Source code of charts:
## Start

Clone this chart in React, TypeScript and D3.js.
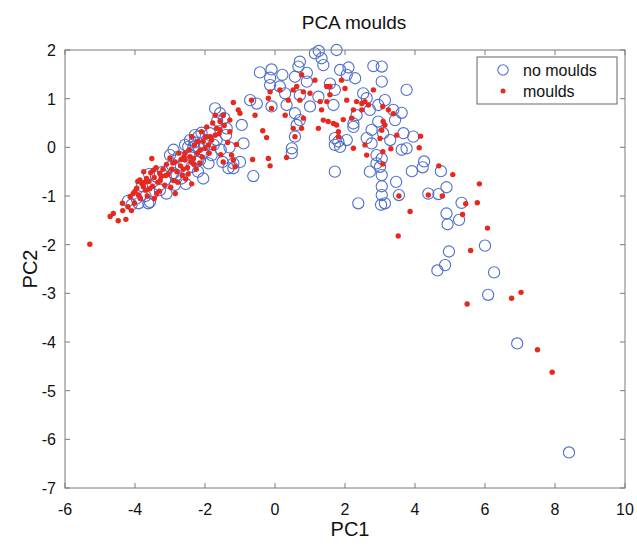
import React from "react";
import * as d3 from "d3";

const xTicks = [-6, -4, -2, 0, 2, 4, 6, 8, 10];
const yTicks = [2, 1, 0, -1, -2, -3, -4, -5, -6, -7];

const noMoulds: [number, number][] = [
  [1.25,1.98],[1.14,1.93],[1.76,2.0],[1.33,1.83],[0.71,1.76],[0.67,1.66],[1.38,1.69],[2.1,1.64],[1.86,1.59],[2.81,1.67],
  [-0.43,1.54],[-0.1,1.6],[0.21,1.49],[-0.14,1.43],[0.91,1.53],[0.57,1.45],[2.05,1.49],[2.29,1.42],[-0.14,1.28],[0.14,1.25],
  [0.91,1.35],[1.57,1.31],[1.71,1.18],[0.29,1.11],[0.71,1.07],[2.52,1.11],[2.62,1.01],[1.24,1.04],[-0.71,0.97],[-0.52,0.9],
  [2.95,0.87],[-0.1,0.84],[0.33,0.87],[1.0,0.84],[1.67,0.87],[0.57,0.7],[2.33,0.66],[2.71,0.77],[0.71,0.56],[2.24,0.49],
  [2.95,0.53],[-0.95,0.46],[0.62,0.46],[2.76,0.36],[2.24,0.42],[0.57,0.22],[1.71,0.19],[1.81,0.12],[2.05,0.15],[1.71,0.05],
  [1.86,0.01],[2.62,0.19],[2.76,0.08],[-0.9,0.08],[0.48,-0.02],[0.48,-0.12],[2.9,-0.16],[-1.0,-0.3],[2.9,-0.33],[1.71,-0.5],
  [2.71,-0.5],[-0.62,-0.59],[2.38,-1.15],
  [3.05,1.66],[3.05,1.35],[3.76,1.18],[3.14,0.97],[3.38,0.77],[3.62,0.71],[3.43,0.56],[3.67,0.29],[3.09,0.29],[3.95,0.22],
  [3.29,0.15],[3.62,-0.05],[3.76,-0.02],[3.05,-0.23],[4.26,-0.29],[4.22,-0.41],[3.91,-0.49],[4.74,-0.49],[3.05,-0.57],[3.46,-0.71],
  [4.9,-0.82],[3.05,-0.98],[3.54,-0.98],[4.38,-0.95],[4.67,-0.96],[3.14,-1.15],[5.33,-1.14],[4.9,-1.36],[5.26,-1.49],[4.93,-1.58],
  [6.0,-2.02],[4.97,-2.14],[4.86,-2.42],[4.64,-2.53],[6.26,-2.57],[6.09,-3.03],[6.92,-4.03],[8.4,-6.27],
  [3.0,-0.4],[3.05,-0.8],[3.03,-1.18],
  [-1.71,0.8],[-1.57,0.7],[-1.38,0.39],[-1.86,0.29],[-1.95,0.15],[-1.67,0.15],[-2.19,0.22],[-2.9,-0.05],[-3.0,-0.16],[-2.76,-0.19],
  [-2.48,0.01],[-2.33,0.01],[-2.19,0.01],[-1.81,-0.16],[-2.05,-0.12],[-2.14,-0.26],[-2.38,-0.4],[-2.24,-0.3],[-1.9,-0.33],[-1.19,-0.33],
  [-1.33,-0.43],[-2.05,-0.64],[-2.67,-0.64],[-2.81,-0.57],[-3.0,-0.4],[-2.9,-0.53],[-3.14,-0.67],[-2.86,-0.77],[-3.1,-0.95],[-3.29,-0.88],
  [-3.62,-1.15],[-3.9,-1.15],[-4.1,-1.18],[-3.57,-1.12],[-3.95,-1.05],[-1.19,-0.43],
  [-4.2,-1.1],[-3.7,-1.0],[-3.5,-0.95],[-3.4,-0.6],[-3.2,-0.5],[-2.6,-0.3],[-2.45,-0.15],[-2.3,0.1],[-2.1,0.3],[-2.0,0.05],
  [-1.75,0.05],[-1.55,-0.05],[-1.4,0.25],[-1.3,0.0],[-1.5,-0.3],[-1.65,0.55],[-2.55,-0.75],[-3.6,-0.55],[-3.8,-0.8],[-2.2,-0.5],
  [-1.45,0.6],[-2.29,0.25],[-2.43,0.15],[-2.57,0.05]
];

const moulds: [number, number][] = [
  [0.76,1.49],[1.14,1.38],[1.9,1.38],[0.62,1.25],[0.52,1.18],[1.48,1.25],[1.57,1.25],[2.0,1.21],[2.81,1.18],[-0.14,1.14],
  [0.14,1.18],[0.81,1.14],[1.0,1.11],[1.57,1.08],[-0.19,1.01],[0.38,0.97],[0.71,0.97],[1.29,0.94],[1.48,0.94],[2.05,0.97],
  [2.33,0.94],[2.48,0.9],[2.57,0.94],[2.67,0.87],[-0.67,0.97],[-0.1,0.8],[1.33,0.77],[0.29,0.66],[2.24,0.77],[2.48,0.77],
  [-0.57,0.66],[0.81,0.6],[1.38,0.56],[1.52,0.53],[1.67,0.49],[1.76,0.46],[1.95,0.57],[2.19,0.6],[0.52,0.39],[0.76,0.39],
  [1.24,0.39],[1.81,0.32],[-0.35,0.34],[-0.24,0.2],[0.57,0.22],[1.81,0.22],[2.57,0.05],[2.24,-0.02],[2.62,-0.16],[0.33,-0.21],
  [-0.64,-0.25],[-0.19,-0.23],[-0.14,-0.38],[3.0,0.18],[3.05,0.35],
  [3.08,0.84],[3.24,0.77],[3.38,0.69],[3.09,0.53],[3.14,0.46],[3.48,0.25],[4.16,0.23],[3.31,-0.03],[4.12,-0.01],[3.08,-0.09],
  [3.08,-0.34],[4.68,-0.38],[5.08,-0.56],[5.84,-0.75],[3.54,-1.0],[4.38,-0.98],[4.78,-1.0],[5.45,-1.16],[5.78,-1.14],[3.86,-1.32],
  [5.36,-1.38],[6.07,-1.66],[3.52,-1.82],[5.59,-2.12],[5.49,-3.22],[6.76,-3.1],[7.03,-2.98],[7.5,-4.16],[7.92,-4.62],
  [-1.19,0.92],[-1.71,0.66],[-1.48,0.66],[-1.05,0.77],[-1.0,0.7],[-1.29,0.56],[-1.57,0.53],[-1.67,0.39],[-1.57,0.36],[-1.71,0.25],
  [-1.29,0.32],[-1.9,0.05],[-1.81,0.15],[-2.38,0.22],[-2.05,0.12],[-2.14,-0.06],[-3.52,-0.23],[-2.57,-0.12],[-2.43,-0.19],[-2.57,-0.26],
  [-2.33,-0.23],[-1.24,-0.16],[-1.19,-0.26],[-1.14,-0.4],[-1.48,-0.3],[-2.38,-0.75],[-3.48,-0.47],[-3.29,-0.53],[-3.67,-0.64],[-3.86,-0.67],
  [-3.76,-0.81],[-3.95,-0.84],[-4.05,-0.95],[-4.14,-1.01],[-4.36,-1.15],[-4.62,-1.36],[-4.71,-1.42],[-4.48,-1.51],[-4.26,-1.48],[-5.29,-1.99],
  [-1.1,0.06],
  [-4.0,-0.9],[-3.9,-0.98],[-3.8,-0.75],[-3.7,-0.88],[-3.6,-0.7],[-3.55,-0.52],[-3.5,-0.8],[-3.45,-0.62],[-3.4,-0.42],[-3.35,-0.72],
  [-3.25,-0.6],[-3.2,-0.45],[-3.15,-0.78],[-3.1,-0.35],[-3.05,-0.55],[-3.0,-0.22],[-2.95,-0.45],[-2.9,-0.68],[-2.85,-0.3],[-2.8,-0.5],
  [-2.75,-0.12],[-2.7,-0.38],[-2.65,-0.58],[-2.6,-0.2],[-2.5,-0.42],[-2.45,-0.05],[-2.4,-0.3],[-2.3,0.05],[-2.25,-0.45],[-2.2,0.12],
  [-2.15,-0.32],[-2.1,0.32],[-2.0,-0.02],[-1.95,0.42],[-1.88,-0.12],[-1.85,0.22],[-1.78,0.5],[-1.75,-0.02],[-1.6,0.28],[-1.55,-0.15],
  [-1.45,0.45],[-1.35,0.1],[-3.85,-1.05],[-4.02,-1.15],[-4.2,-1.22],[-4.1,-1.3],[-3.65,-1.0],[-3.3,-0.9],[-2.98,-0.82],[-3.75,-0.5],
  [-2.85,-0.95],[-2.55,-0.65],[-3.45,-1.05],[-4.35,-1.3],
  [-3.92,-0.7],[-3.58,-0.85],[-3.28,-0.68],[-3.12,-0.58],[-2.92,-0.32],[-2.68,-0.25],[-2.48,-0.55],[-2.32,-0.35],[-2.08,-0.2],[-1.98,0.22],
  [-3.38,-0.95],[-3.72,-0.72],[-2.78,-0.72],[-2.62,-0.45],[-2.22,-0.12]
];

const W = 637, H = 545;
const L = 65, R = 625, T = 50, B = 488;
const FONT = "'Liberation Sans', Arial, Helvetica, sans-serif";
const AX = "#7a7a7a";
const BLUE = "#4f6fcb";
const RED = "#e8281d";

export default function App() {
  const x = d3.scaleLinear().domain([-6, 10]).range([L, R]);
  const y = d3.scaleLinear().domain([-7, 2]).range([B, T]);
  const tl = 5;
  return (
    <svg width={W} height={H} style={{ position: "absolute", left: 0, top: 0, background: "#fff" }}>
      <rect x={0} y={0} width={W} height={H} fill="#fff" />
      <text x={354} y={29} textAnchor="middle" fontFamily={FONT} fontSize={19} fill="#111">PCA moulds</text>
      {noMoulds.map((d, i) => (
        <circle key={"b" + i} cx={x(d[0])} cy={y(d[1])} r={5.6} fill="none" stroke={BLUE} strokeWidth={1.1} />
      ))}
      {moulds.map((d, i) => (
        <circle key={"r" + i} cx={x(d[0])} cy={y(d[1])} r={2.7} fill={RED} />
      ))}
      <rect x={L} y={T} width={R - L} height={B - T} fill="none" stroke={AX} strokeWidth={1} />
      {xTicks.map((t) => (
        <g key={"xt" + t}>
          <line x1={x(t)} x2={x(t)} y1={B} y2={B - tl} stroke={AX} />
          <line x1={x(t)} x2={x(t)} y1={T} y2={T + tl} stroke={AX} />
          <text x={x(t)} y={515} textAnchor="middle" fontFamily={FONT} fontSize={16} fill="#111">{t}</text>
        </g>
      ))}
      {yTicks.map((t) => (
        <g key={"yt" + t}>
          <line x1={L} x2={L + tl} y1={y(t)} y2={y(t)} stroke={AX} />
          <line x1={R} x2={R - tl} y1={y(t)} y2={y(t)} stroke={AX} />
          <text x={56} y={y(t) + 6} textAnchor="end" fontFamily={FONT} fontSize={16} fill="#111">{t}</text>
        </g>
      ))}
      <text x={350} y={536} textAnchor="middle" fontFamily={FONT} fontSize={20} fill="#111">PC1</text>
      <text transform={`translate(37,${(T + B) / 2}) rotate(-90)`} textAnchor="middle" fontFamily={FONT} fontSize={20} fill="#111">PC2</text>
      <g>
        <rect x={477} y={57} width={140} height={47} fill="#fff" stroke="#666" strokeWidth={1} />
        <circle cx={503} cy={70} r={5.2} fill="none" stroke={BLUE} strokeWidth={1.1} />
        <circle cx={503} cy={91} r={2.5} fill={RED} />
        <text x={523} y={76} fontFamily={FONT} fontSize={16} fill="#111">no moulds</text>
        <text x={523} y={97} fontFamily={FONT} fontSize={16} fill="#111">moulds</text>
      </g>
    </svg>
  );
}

## End
## Start

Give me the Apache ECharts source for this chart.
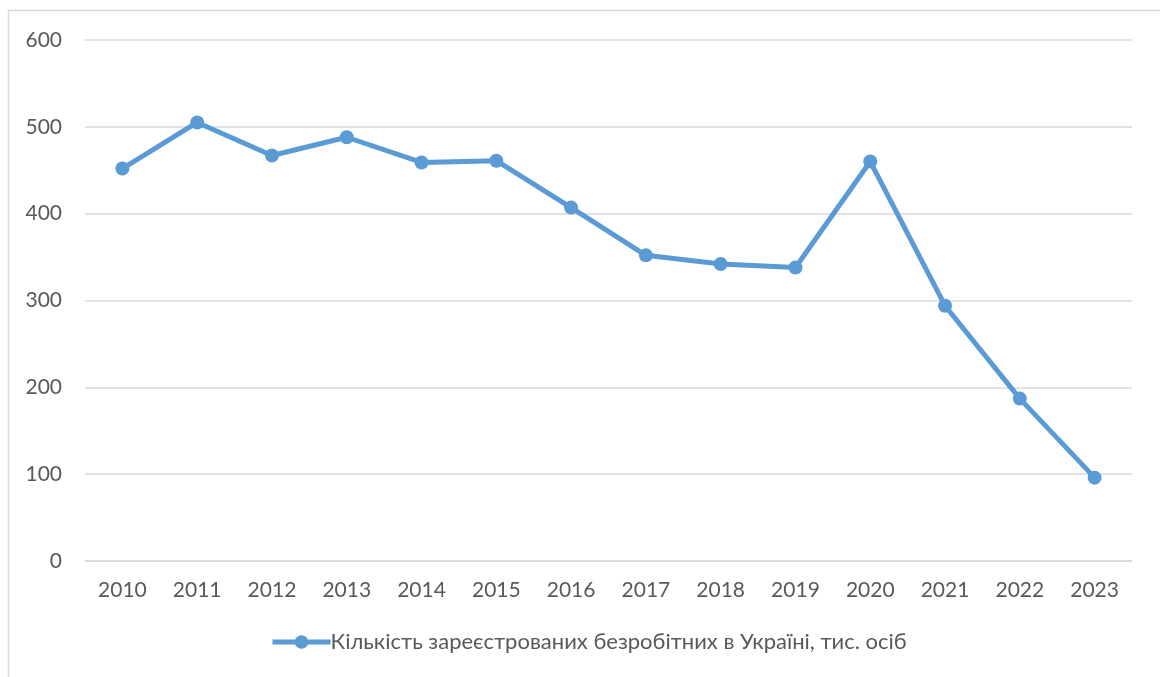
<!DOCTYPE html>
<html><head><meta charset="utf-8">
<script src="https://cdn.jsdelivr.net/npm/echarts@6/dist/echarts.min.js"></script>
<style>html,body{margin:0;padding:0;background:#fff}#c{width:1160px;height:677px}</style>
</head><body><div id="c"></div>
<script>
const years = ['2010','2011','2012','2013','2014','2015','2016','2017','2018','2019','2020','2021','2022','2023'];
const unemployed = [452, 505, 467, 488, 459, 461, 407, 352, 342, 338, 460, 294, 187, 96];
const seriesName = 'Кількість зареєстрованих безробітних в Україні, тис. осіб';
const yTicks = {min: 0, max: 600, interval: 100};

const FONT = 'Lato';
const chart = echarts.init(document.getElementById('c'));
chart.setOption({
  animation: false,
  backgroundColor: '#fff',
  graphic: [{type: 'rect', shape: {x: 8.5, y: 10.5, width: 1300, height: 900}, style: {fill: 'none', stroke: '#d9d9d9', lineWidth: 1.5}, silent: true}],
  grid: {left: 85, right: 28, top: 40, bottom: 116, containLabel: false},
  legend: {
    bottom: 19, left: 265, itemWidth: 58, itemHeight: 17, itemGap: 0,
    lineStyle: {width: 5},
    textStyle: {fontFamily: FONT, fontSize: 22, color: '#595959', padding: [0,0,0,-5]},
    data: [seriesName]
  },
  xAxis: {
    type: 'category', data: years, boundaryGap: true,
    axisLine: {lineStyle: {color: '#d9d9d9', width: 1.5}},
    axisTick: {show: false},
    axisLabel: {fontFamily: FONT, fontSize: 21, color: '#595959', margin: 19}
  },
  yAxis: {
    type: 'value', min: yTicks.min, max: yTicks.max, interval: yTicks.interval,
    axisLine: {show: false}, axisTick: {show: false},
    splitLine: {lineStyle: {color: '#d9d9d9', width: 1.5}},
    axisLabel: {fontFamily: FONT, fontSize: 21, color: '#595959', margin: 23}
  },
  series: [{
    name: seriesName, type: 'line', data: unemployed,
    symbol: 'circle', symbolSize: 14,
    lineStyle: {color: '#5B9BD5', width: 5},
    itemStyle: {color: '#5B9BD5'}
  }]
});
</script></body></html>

## End

■ Exercise
Repeat only the lines from the one holding "Clone this chart" to the one holding "-3, -4, -5, -6, -7];", both ends included, and drop the images.

■ Final result
Clone this chart in React, TypeScript and D3.js.
import React from "react";
import * as d3 from "d3";

const xTicks = [-6, -4, -2, 0, 2, 4, 6, 8, 10];
const yTicks = [2, 1, 0, -1, -2, -3, -4, -5, -6, -7];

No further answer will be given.